:: Given exercise ::
Pick out all lines in the listing holding the string "chart" and copy them.

:: Supplied material ::
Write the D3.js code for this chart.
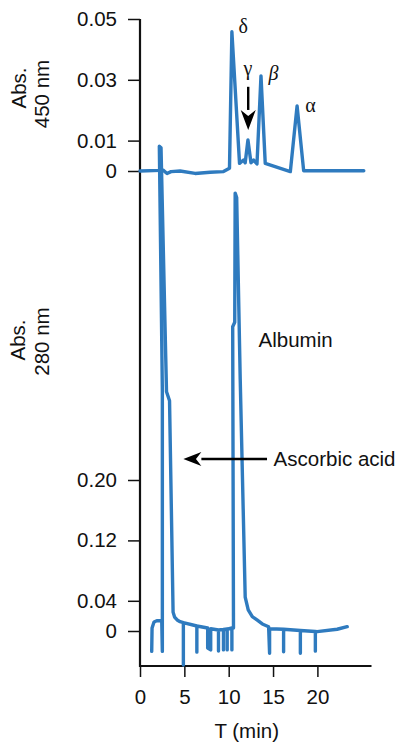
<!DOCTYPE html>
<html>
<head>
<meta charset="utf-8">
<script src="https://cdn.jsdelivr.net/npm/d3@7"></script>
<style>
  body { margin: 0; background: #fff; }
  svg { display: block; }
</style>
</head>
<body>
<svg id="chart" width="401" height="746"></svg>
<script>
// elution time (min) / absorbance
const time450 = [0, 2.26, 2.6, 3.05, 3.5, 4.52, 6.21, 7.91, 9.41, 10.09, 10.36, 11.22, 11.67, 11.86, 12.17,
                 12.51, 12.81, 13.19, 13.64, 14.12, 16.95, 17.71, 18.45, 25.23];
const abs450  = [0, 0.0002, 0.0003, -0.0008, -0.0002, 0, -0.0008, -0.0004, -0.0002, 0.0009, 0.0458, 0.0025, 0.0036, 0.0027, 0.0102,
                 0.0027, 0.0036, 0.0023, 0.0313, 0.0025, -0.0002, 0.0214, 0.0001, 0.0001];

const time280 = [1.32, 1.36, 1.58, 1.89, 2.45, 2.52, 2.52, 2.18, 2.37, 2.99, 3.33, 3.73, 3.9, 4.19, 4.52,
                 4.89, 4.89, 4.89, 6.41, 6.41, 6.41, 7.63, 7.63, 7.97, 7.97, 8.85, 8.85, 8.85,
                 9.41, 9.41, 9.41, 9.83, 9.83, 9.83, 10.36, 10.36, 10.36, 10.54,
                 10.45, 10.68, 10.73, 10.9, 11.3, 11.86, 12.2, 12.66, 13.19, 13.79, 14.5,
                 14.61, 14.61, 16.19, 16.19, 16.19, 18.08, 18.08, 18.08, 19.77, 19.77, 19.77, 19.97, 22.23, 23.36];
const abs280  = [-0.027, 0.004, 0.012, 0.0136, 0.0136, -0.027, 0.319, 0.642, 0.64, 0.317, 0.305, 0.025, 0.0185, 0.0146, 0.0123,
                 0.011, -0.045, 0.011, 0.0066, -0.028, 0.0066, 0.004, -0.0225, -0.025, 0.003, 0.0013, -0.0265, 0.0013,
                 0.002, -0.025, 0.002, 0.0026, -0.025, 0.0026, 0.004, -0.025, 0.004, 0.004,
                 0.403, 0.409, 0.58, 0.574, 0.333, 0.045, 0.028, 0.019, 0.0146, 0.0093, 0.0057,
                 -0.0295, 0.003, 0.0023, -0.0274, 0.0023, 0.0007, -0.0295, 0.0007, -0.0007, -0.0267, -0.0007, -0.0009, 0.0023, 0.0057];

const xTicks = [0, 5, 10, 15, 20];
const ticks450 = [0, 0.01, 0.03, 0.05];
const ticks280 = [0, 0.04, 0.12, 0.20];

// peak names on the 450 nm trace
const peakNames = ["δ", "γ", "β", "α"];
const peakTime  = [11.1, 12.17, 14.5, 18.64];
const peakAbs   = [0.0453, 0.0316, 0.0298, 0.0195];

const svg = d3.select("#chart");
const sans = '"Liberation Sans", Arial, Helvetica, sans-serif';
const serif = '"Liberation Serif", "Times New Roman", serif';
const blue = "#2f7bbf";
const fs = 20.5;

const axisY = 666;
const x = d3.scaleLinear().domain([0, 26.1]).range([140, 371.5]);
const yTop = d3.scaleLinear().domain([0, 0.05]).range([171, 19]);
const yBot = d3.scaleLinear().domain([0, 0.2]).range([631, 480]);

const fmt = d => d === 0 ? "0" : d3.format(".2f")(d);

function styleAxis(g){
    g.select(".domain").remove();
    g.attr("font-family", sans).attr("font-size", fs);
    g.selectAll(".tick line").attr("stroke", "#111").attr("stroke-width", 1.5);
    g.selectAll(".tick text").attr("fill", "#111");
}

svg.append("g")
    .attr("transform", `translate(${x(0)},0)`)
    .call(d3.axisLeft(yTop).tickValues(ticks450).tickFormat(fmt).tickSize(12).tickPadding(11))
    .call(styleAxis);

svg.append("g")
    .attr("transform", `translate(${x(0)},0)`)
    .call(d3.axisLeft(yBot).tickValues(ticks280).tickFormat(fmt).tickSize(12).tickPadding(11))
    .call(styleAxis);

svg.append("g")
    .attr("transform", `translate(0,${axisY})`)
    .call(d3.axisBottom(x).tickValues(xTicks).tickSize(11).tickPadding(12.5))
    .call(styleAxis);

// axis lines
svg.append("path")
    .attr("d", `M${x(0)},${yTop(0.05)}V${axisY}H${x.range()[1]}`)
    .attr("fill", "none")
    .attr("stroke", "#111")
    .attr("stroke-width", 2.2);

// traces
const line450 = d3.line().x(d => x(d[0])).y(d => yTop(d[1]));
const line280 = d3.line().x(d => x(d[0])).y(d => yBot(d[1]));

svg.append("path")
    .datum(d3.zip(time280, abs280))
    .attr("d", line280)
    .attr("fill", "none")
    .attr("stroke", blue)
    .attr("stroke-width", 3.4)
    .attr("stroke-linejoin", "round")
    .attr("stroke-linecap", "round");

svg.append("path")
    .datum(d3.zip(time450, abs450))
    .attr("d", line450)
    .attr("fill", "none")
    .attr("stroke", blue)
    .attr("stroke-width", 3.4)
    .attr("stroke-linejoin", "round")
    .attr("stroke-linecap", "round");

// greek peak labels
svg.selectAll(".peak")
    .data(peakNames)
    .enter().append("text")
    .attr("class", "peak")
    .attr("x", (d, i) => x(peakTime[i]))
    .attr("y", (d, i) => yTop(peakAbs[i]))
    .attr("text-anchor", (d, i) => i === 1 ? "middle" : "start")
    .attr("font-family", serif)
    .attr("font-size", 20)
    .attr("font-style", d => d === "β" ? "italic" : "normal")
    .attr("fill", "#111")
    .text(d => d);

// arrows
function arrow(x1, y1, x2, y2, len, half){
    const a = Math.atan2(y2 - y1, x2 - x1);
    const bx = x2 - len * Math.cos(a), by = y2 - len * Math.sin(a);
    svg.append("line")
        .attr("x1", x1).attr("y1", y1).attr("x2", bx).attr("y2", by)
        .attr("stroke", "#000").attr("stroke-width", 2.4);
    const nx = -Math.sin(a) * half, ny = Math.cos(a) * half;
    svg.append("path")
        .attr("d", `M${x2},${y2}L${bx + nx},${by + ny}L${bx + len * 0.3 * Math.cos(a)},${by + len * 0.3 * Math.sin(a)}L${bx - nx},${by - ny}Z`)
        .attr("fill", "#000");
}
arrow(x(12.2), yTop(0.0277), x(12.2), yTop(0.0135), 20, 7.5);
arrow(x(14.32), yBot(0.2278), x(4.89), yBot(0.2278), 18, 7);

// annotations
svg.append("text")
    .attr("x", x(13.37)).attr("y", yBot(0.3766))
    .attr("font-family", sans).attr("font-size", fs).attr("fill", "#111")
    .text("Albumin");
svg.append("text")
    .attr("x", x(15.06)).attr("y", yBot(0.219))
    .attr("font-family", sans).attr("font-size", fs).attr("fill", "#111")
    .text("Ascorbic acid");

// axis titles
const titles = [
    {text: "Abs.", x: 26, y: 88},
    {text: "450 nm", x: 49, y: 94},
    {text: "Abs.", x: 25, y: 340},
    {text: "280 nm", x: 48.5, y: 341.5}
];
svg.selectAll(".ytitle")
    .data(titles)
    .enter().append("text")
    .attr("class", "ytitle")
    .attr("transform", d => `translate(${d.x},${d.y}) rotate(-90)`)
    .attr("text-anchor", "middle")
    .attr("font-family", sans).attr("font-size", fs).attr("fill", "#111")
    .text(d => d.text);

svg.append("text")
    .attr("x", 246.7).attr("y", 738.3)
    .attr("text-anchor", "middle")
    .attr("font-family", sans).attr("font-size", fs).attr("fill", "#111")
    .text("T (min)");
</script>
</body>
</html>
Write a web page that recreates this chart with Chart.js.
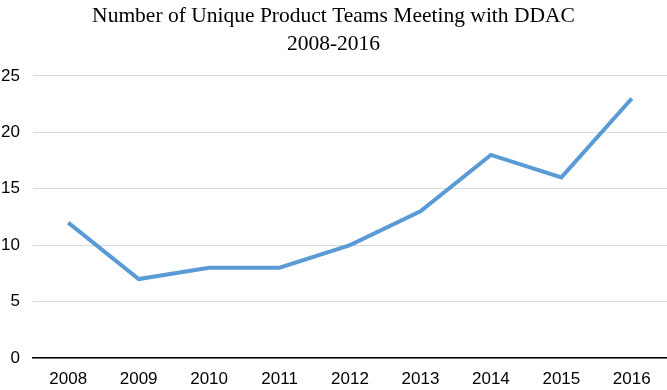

:: Solution to this problem ::
Write the D3.js code for this chart.
<svg id="chart" width="401" height="746"></svg>
const svg = d3.select("#chart");
Write a web page that recreates this chart with Chart.js.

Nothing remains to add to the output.